Cullinane has had similar success with Kiwanis, specifically its upstate summer camp for kids, Kamp Kiwanis. His interviews with families have led him to determine that some parents need a break from their children, and that their kids enjoy a week away in the country. Through his leadership and his acquaintance with these families, he spearheaded the growth of Kamp Kiwanis from the one or two kids the club sent upstate two decades ago to the 12 children it sent up last summer and possibly 15 this year.
"This happened a lot through Al's efforts," said Syed Majid, a fellow Kiwanian. "He was always stressing to the officers the needs of the families and how this helps them in different ways, so that the officers would strive to do better and better. And that's when we started spiraling to four to six to 10 to 12 kids a summer."
Majid, who met Cullinane when he joined Kiwanis 18 years ago, describes him as a quiet, mild-mannered guy, the type who leads not by raising his voice, but by setting an example with his determination to get things done, even if that requires doing it alone. "Al always contributed vigor and vitality to the organization, and accomplishes many tasks simultaneously," Majid said. "For the years I've been with Kiwanis, he's the guy really holding it together. He performed just about every duty you can think of in every position you can think of."
Part of Cullinane's work at St. Anthony's involved his uniting the parish's St. Vincent DePaul food pantry with the food program at Long Island Cares. For the past eight years Cullinane has accepted the duties of checking on what surplus food LIC has available each week, arranging for deliveries, and occasionally driving out to Hauppauge to pick up the food himself. And, while coordinating OCS's Thanksgiving food basket program, he plans and organizes the holiday dinner for the homeless and lonely through Interfaith Council.

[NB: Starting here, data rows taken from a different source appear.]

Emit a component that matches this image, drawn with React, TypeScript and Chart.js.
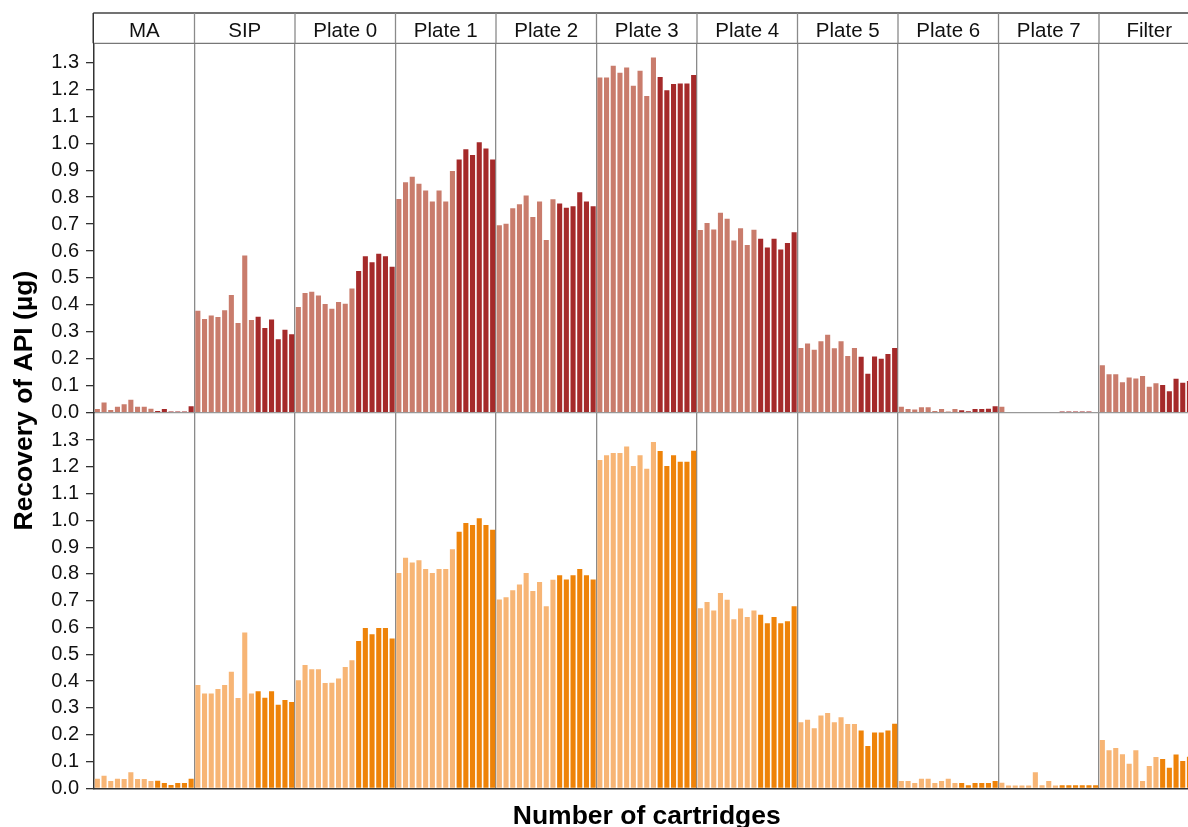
import React, { useEffect, useRef } from "react";
import { Chart, registerables } from "chart.js";

Chart.register(...registerables);

// ---------- data ----------
const panels = ["MA", "SIP", "Plate 0", "Plate 1", "Plate 2", "Plate 3", "Plate 4", "Plate 5", "Plate 6", "Plate 7", "Filter"];
const cartridges = ["1", "2", "3", "4", "5", "6", "7", "8", "9", "10", "11", "12", "13", "14", "15"];
const lightCount = 9; // first 9 cartridges pale, last 6 dark
const yTicks = [0, 0.1, 0.2, 0.3, 0.4, 0.5, 0.6, 0.7, 0.8, 0.9, 1.0, 1.1, 1.2, 1.3];

// upper row
const topMA = [0.014, 0.038, 0.010, 0.022, 0.031, 0.048, 0.022, 0.022, 0.015, 0.006, 0.014, 0.004, 0.004, 0.004, 0.024];
const topSIP = [0.378, 0.348, 0.361, 0.355, 0.380, 0.437, 0.333, 0.583, 0.344, 0.356, 0.314, 0.346, 0.273, 0.308, 0.291];
const topP0 = [0.392, 0.444, 0.449, 0.435, 0.403, 0.386, 0.411, 0.404, 0.461, 0.526, 0.581, 0.558, 0.590, 0.581, 0.542];
const topP1 = [0.793, 0.855, 0.876, 0.850, 0.825, 0.784, 0.825, 0.784, 0.897, 0.940, 0.978, 0.956, 1.004, 0.981, 0.940];
const topP2 = [0.696, 0.701, 0.759, 0.774, 0.806, 0.726, 0.784, 0.641, 0.792, 0.776, 0.761, 0.766, 0.818, 0.784, 0.766];
const topP3 = [1.244, 1.244, 1.288, 1.262, 1.281, 1.213, 1.269, 1.175, 1.318, 1.246, 1.197, 1.220, 1.222, 1.222, 1.253];
const topP4 = [0.678, 0.704, 0.680, 0.742, 0.720, 0.639, 0.685, 0.622, 0.679, 0.646, 0.613, 0.646, 0.606, 0.630, 0.670];
const topP5 = [0.240, 0.257, 0.234, 0.265, 0.289, 0.239, 0.265, 0.210, 0.240, 0.208, 0.145, 0.209, 0.200, 0.218, 0.240];
const topP6 = [0.022, 0.014, 0.012, 0.020, 0.020, 0.006, 0.014, 0.004, 0.014, 0.009, 0.005, 0.014, 0.014, 0.015, 0.024];
const topP7 = [0.022, 0, 0, 0, 0, 0, 0, 0.003, 0.003, 0.004, 0.004, 0.004, 0.004, 0.004, 0.003];
const topFilter = [0.176, 0.143, 0.143, 0.113, 0.131, 0.127, 0.136, 0.096, 0.109, 0.103, 0.080, 0.126, 0.111, 0.118, 0.115];

// lower row
const botMA = [0.036, 0.047, 0.027, 0.036, 0.035, 0.060, 0.035, 0.035, 0.027, 0.028, 0.020, 0.012, 0.020, 0.020, 0.036];
const botSIP = [0.386, 0.354, 0.354, 0.371, 0.386, 0.435, 0.337, 0.582, 0.354, 0.362, 0.338, 0.362, 0.312, 0.330, 0.322];
const botP0 = [0.403, 0.460, 0.444, 0.444, 0.393, 0.394, 0.410, 0.453, 0.478, 0.550, 0.598, 0.575, 0.598, 0.598, 0.559];
const botP1 = [0.804, 0.861, 0.843, 0.851, 0.819, 0.804, 0.819, 0.819, 0.892, 0.958, 0.990, 0.983, 1.008, 0.983, 0.965];
const botP2 = [0.705, 0.713, 0.739, 0.761, 0.804, 0.736, 0.770, 0.680, 0.778, 0.795, 0.779, 0.795, 0.819, 0.795, 0.779];
const botP3 = [1.225, 1.243, 1.252, 1.252, 1.276, 1.203, 1.243, 1.193, 1.293, 1.259, 1.203, 1.243, 1.219, 1.219, 1.260];
const botP4 = [0.672, 0.695, 0.664, 0.729, 0.704, 0.631, 0.671, 0.639, 0.664, 0.648, 0.616, 0.639, 0.616, 0.624, 0.680];
const botP5 = [0.247, 0.256, 0.224, 0.272, 0.281, 0.247, 0.265, 0.240, 0.240, 0.216, 0.158, 0.208, 0.208, 0.216, 0.241];
const botP6 = [0.027, 0.027, 0.020, 0.036, 0.036, 0.020, 0.027, 0.036, 0.020, 0.020, 0.011, 0.020, 0.020, 0.020, 0.027];
const botP7 = [0.021, 0.010, 0.010, 0.010, 0.010, 0.060, 0.011, 0.027, 0.010, 0.011, 0.011, 0.011, 0.011, 0.011, 0.011];
const botFilter = [0.180, 0.142, 0.150, 0.127, 0.092, 0.142, 0.027, 0.083, 0.117, 0.109, 0.077, 0.126, 0.102, 0.118, 0.110];

const topRow = [topMA, topSIP, topP0, topP1, topP2, topP3, topP4, topP5, topP6, topP7, topFilter];
const botRow = [botMA, botSIP, botP0, botP1, botP2, botP3, botP4, botP5, botP6, botP7, botFilter];

const FONT = "'Liberation Sans', Arial, Helvetica, sans-serif";
const PER = cartridges.length;

const labels = panels.flatMap((p) => cartridges.map((c) => `${p} ${c}`));
const split = (row: number[][], pale: boolean) =>
  row.flatMap((vals) => vals.map((v, i) => ((i < lightCount) === pale ? v : null)));

const stripPlugin = {
  id: "facetStrip",
  afterDraw(chart: any) {
    const { ctx, chartArea } = chart;
    const x = chart.scales.x;
    const half = (x.getPixelForValue(1) - x.getPixelForValue(0)) / 2;
    const stripTop = chartArea.top - 30.3;
    ctx.save();
    ctx.lineWidth = 1.5;
    ctx.strokeStyle = "#444";
    ctx.beginPath();
    ctx.moveTo(chartArea.left - 0.75, stripTop);
    ctx.lineTo(chartArea.right + 2, stripTop);
    ctx.stroke();
    ctx.lineWidth = 1.3;
    ctx.strokeStyle = "#777";
    ctx.beginPath();
    ctx.moveTo(chartArea.left, chartArea.top);
    ctx.lineTo(chartArea.right + 2, chartArea.top);
    ctx.stroke();
    ctx.lineWidth = 1.5;
    ctx.strokeStyle = "#333";
    ctx.beginPath();
    ctx.moveTo(chartArea.left - 0.75, stripTop);
    ctx.lineTo(chartArea.left - 0.75, chartArea.top);
    ctx.stroke();
    ctx.fillStyle = "#111";
    ctx.font = `20.5px ${FONT}`;
    ctx.textAlign = "center";
    ctx.textBaseline = "alphabetic";
    panels.forEach((p, k) => {
      const xl = x.getPixelForValue(k * PER) - half;
      const xr = x.getPixelForValue(k * PER + PER - 1) + half;
      if (k > 0) {
        ctx.lineWidth = 1.3;
        ctx.strokeStyle = "#8a8a8a";
        ctx.beginPath();
        ctx.moveTo(xl, stripTop);
        ctx.lineTo(xl, chartArea.top);
        ctx.stroke();
      }
      ctx.fillText(p, (xl + xr) / 2, stripTop + 23.5);
    });
    ctx.fillStyle = "#000";
    ctx.font = `bold 26.5px ${FONT}`;
    ctx.textAlign = "center";
    ctx.fillText("Number of cartridges", (chartArea.left + chartArea.right) / 2, chartArea.bottom + 36);
    ctx.translate(32, (stripTop + chartArea.bottom) / 2);
    ctx.rotate(-Math.PI / 2);
    ctx.fillText("Recovery of API (µg)", 0, 0);
    ctx.restore();
  },
};

function yAxis(max: number, weight: number, order: number, showZeroLine: boolean) {
  return {
    type: "linear",
    position: "left",
    stack: "rows",
    stackWeight: weight,
    weight: order,
    min: 0,
    max,
    afterBuildTicks: (s: any) => {
      s.ticks = yTicks.map((v) => ({ value: v }));
    },
    afterFit: (s: any) => {
      s.width = 94;
    },
    ticks: {
      autoSkip: false,
      color: "#111",
      font: { family: FONT, size: 20 },
      padding: 7,
      callback: (v: any) => Number(v).toFixed(1),
    },
    grid: {
      color: (c: any) => (showZeroLine && c.tick && c.tick.value === 0 ? "#999" : "rgba(0,0,0,0)"),
      tickColor: "#333",
      tickLength: 8,
      lineWidth: 1.3,
    },
    border: { display: true, color: "#333", width: 1.5 },
  };
}

export default function App() {
  const ref = useRef<HTMLCanvasElement | null>(null);
  useEffect(() => {
    if (!ref.current) return;
    const chart = new Chart(ref.current, {
      type: "bar",
      data: {
        labels,
        datasets: [
          { data: split(topRow, true), backgroundColor: "#C97C6C", yAxisID: "yTop" },
          { data: split(topRow, false), backgroundColor: "#A52A2A", yAxisID: "yTop" },
          { data: split(botRow, true), backgroundColor: "#F7B575", yAxisID: "yBot" },
          { data: split(botRow, false), backgroundColor: "#EE8309", yAxisID: "yBot" },
        ],
      } as any,
      options: {
        animation: false,
        responsive: true,
        maintainAspectRatio: false,
        layout: { padding: { top: 43.3, bottom: 850 - 788.3, left: 0, right: 0.5 } },
        datasets: { bar: { grouped: false, barPercentage: 0.76, categoryPercentage: 1 } } as any,
        plugins: { legend: { display: false }, tooltip: { enabled: false } },
        scales: {
          x: {
            type: "category",
            offset: true,
            afterFit: (s: any) => {
              s.height = 0;
            },
            ticks: { display: false },
            grid: {
              offset: true,
              drawTicks: false,
              lineWidth: 1.3,
              color: (c: any) => (c.index > 0 && c.index % PER === 0 && c.index < labels.length ? "#8a8a8a" : "rgba(0,0,0,0)"),
            },
            border: { display: true, color: "#333", width: 1.5 },
          },
          yTop: yAxis(1.371, 369.4, 2, true),
          yBot: yAxis(1.402, 375.6, 1, false),
        } as any,
      },
      plugins: [stripPlugin],
    });
    return () => chart.destroy();
  }, []);
  return (
    <div style={{ position: "fixed", left: 0, top: 0, width: 1200, height: 850, background: "#fff" }}>
      <canvas ref={ref} />
    </div>
  );
}
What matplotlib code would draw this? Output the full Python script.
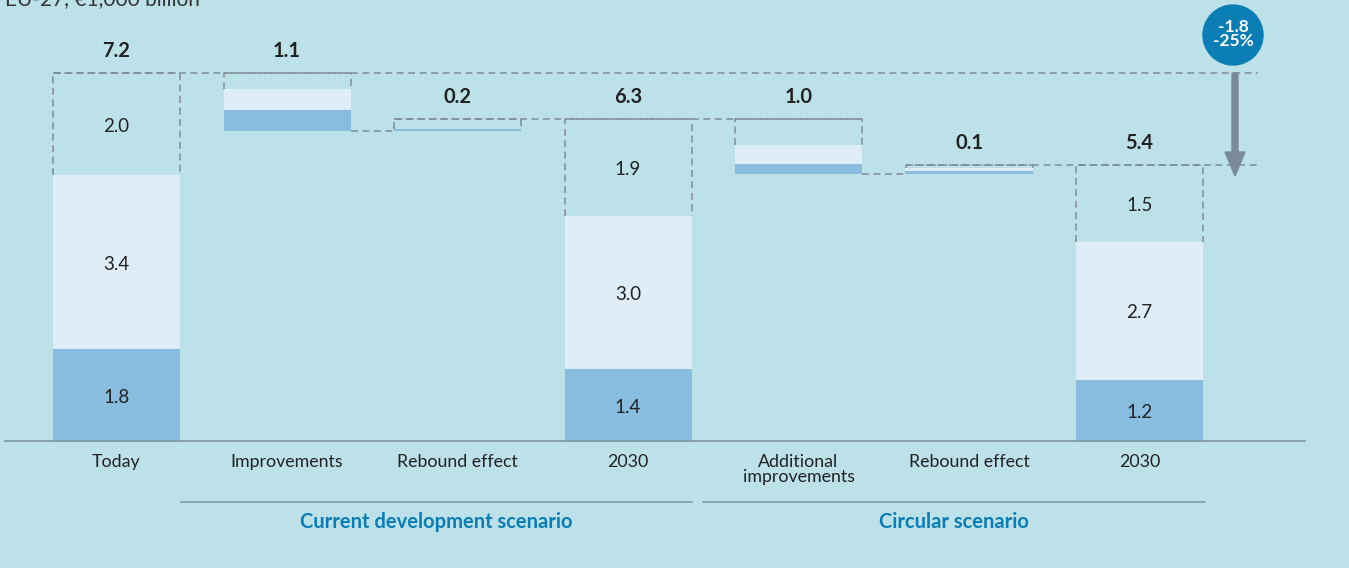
import matplotlib
matplotlib.use("Agg")
import matplotlib.pyplot as plt
from matplotlib import patches

# ---- data ----
categories = ["Today", "Improvements", "Rebound effect", "2030",
              "Additional\nimprovements", "Rebound effect", "2030"]
kinds = ["total", "down", "up", "total", "down", "up", "total"]
# segments: dark, light, dashed (other)
dark_vals   = [1.8, 0.41, 0.04, 1.4, 0.21, 0.06, 1.2]
light_vals  = [3.4, 0.41, 0.0,  3.0, 0.37, 0.06, 2.7]
other_vals  = [2.0, 0.31, 0.19, 1.9, 0.50, 0.06, 1.5]
seg_labels = [["1.8", "3.4", "2.0"], None, None, ["1.4", "3.0", "1.9"],
              None, None, ["1.2", "2.7", "1.5"]]
total_labels = ["7.2", "1.1", "0.2", "6.3", "1.0", "0.1", "5.4"]
groups = ["Current development scenario", "Circular scenario"]
change_label = "-1.8\n-25%"
unit_title = "EU-27, €1,000 billion"

# ---- style ----
BG = "#bce1e9"
DARK = "#88bddf"
LIGHT = "#deedf8"
DASH = "#7f8d95"
BLUE = "#0a7db5"
TXT = "#222222"
plt.rcParams['font.family'] = ['Lato', 'DejaVu Sans']

W, H = 1349, 568
fig = plt.figure(figsize=(W / 100, H / 100), dpi=100, facecolor=BG)
ax = fig.add_axes([0, 0, 1, 1])
ax.set_facecolor(BG)
x0px, dxpx = 116.5, 170.5
y0px, sc = 441, 51.1
ax.set_xlim(-x0px / dxpx, (W - x0px) / dxpx)
ax.set_ylim(-(H - y0px) / sc, y0px / sc)
ax.axis("off")

bw = 127 / dxpx
hw = bw / 2
dash_kw = dict(color=DASH, lw=1.1, ls=(0, (4.5, 3)))

level = 0.0
bottoms = []
tops = []
for i, k in enumerate(kinds):
    d, l, o = dark_vals[i], light_vals[i], other_vals[i]
    tot = d + l + o
    if k == "total":
        b = 0.0
        level = tot
    elif k == "down":
        b = level - tot
        level = b
    else:
        b = level
        level = b + tot
    bottoms.append(b)
    tops.append(b + tot)
    yb = b + d + l
    yt = b + tot
    ax.plot([i - hw, i - hw, i + hw, i + hw], [yb, yt, yt, yb], **dash_kw, zorder=2)
    ax.bar(i, d, bw, bottom=b, color=DARK, zorder=3)
    if l > 0:
        ax.bar(i, l, bw, bottom=b + d, color=LIGHT, zorder=3)
    if seg_labels[i]:
        for val, lo, hi in zip(seg_labels[i], [b, b + d, b + d + l], [b + d, b + d + l, yt]):
            ax.text(i, (lo + hi) / 2 - 2 / sc, val, ha="center", va="center",
                    fontsize=13.5, color=TXT, zorder=4)
    ax.text(i, yt + 22 / sc, total_labels[i], ha="center", va="center", fontsize=14.5,
            fontweight="bold", color=TXT, zorder=4)

# horizontal connectors
xa = (1258 - x0px) / dxpx
ax.plot([0 - hw, xa], [tops[0], tops[0]], **dash_kw, zorder=2)
ax.plot([2 - hw, 4 + hw], [tops[3], tops[3]], **dash_kw, zorder=2)
ax.plot([5 - hw, xa], [tops[6], tops[6]], **dash_kw, zorder=2)
ax.plot([1 + hw, 2 - hw], [bottoms[1], bottoms[1]], **dash_kw, zorder=2)
ax.plot([4 + hw, 5 - hw], [bottoms[4], bottoms[4]], **dash_kw, zorder=2)

# baseline
ax.plot([(5 - x0px) / dxpx, (1305 - x0px) / dxpx], [0, 0], color="#7d95a0", lw=1.2, zorder=5)

# category labels
for i, c in enumerate(categories):
    ax.text(i, -13 / sc, c, ha="center", va="top", fontsize=12.8, color=TXT, linespacing=0.95)

# group lines and labels
gy = -(502 - y0px) / sc
ax.plot([(181 - x0px) / dxpx, (692 - x0px) / dxpx], [gy, gy], color="#7d95a0", lw=1.1)
ax.plot([(703 - x0px) / dxpx, (1205 - x0px) / dxpx], [gy, gy], color="#7d95a0", lw=1.1)
ly = -(522 - y0px) / sc
ax.text(((181 + 692) / 2 - x0px) / dxpx, ly, groups[0], ha="center", va="center",
        fontsize=14.5, fontweight="bold", color=BLUE)
ax.text(((703 + 1205) / 2 - x0px) / dxpx, ly, groups[1], ha="center", va="center",
        fontsize=14.5, fontweight="bold", color=BLUE)

# arrow
axx = (1235 - x0px) / dxpx
y_start = (y0px - 73) / sc
y_tip = (y0px - 176) / sc
arr = patches.FancyArrow(axx, y_start, 0, y_tip - y_start, width=6 / dxpx,
                         head_width=20 / dxpx, head_length=24 / sc,
                         length_includes_head=True, color="#7a8a96", zorder=6)
ax.add_patch(arr)

# circle badge
cx, cy = (1233 - x0px) / dxpx, (y0px - 35) / sc
ax.add_patch(patches.Ellipse((cx, cy), 60 / dxpx, 60 / sc, color=BLUE, zorder=7))
ax.text(cx, cy + 1 / sc, change_label, ha="center", va="center", color="white", fontsize=12.5,
        fontweight="bold", linespacing=0.85, zorder=8)

# title (cut off at top, as in the reference)
fig.text(5 / W, 1 - 5 / H, unit_title, ha="left", va="baseline", fontsize=15, color="#333333")

fig.savefig("out.png", dpi=100, facecolor=BG)
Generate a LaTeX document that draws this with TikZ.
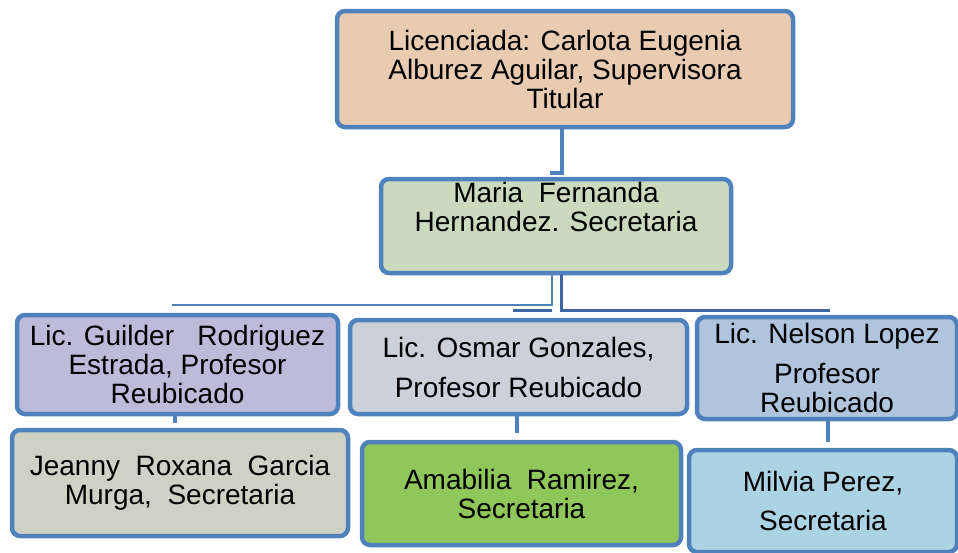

"Al is somebody who does what he does because he enjoys helping people," said Anna Sirianni, coordinator of Parish Outreach, "not because he wants the recognition."
But recognition has nonetheless found him. In 1979, Cullinane was named Citizen of the Year by the Oceanside Chamber of Commerce, and the Town of Hempstead honored him with its Make a Difference Award in 1997.
"He works very quietly, never seeking any accolades," said Edith DeBaun of Camp DeBaun.
When Cullinane isn't out volunteering, he spends time with his three grandchildren or out on the links. But despite shunning the limelight, he is well-known for his volunteer work, which also includes doing carpentry work or hauling stray furniture on his car for the needy. "Al is one of the best people I've ever known," said DeBaun. "He's kind, he's thoughtful, he's a very genuine person, and has a heart as big as his body."
His willingness to spend so much time and energy over the years helping others in his community makes Cullinane a natural choice for the Herald's Person of the Year.